Dim house lights don't automatically demand neon. Consider contrast ratios and fabric behavior:

  • Low-key lighting (spotlight-focused): Matte fabrics in saturated jewel tones photograph with dimensional depth; shiny surfaces become blinding hotspots
  • Full wash lighting: Muted tones avoid washout; add strategic shimmer (collarbone, shoulder line) to maintain visual interest
  • Color-gelled lighting: Red gels obliterate true reds and pinks; blues intensify cool tones and flatten warm ones

Fabric-specific behavior:

  • Chiffon and organza: Translucency creates color layering; under colored lights, they become prismatic
  • Velvet: Absorbs light magnificently in dim conditions but reads as flat black under distance
  • Mesh and illusion net: Disappears appropriately for seamless line, but cheap versions gray under stage intensity

4. Select Fabrics That Choreograph Themselves

Lyrical vocabulary—suspension, release, spiral, fall—requires materials that participate in movement rather than resist it.

Movement Quality Ideal Fabric Weight/Construction What to Avoid
Sustained, flowing Silk jersey, lightweight rayon 4–6 oz, bias cut Stiff polyester that holds creases
Sharp accents with soft landings Stretch mesh over solid base Two-layer construction for opacity Single-layer sheers that reveal undergarments
Floor work, rolls Supplex, microfiber blends Brushed interior, four-way stretch Rough sequin placement, exposed zippers
Aerials, partner lifts Reinforced spandex, power mesh Strategic paneling at stress points Delicate chiffon without structural underlayers

Critical test: Execute your full turning sequence and largest jump combination in costume.
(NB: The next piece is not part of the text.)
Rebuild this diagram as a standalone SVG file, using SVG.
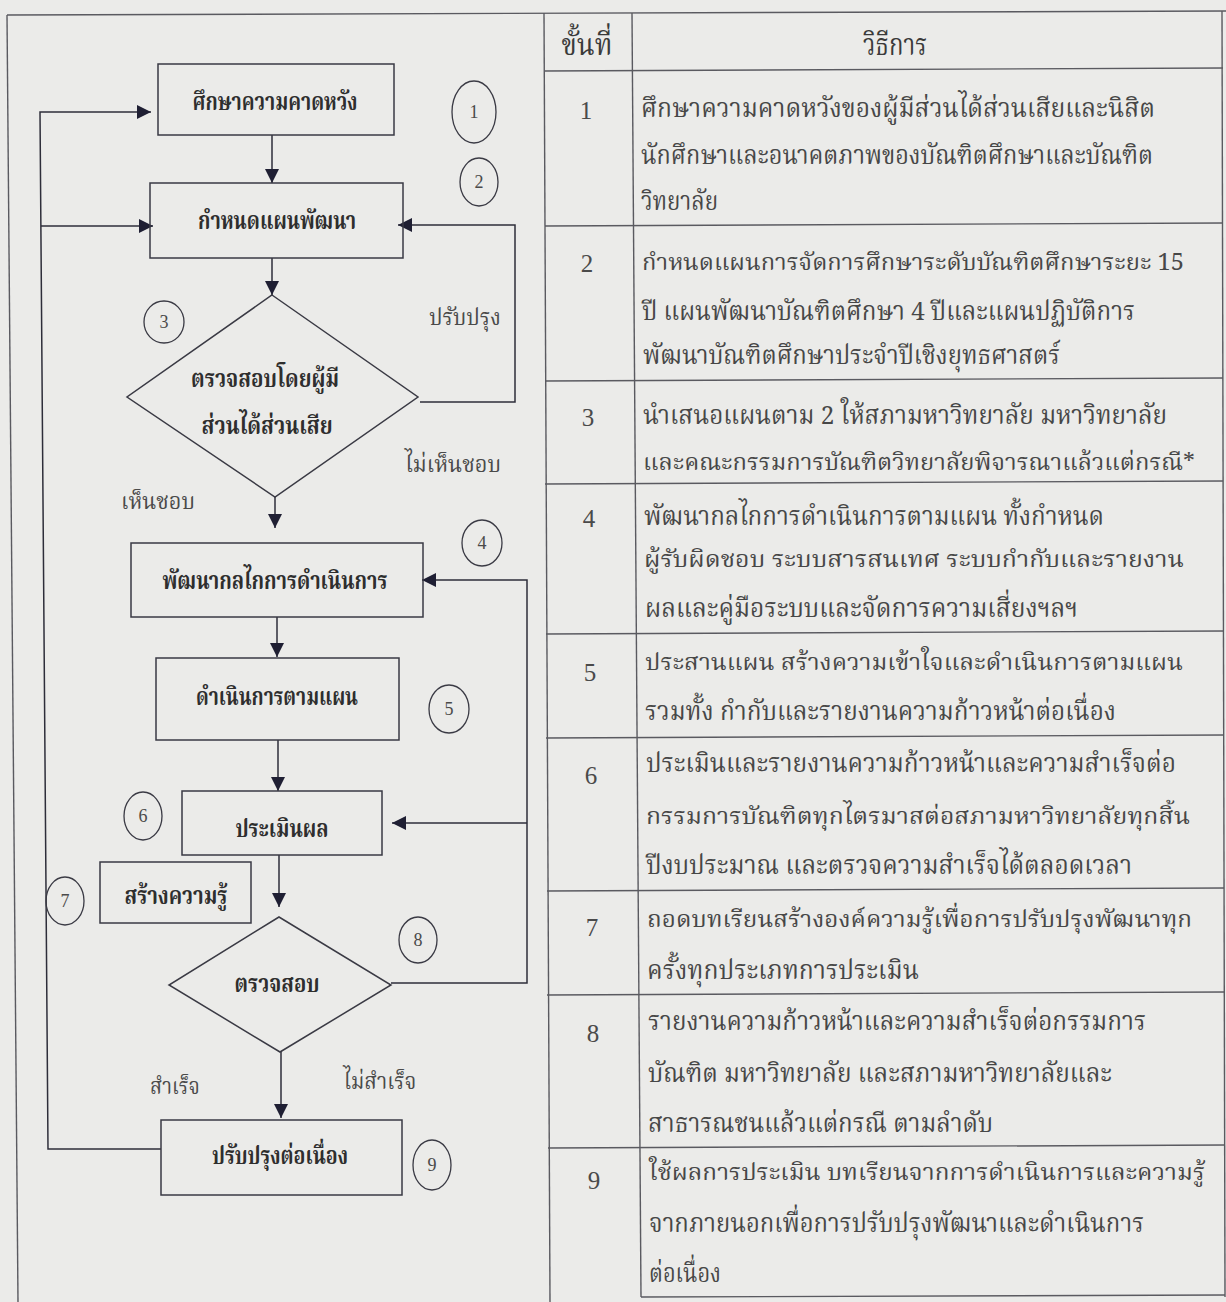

If you adjust the garment mid-phrase, it fails.


5. Choreography Visibility: What Judges and Teachers Actually See

Your costume frames your technique. Poor choices obscure the very lines you've trained years to perfect.

  • High leg lines: High-cut legs with nude elastic prevent fabric bunching; avoid skirt lengths that hit mid-thigh and visually shorten extensions
  • Back and shoulder mobility: Keyhole backs and wide necklines allow scapular movement visibility; bulky straps restrict port de bras assessment
  • Foot articulation: Sheer or nude shoes maintain leg line; colored shoes cut the visual extension unless deliberately choreographed

Competitive context: Judges evaluate simultaneously across multiple dancers.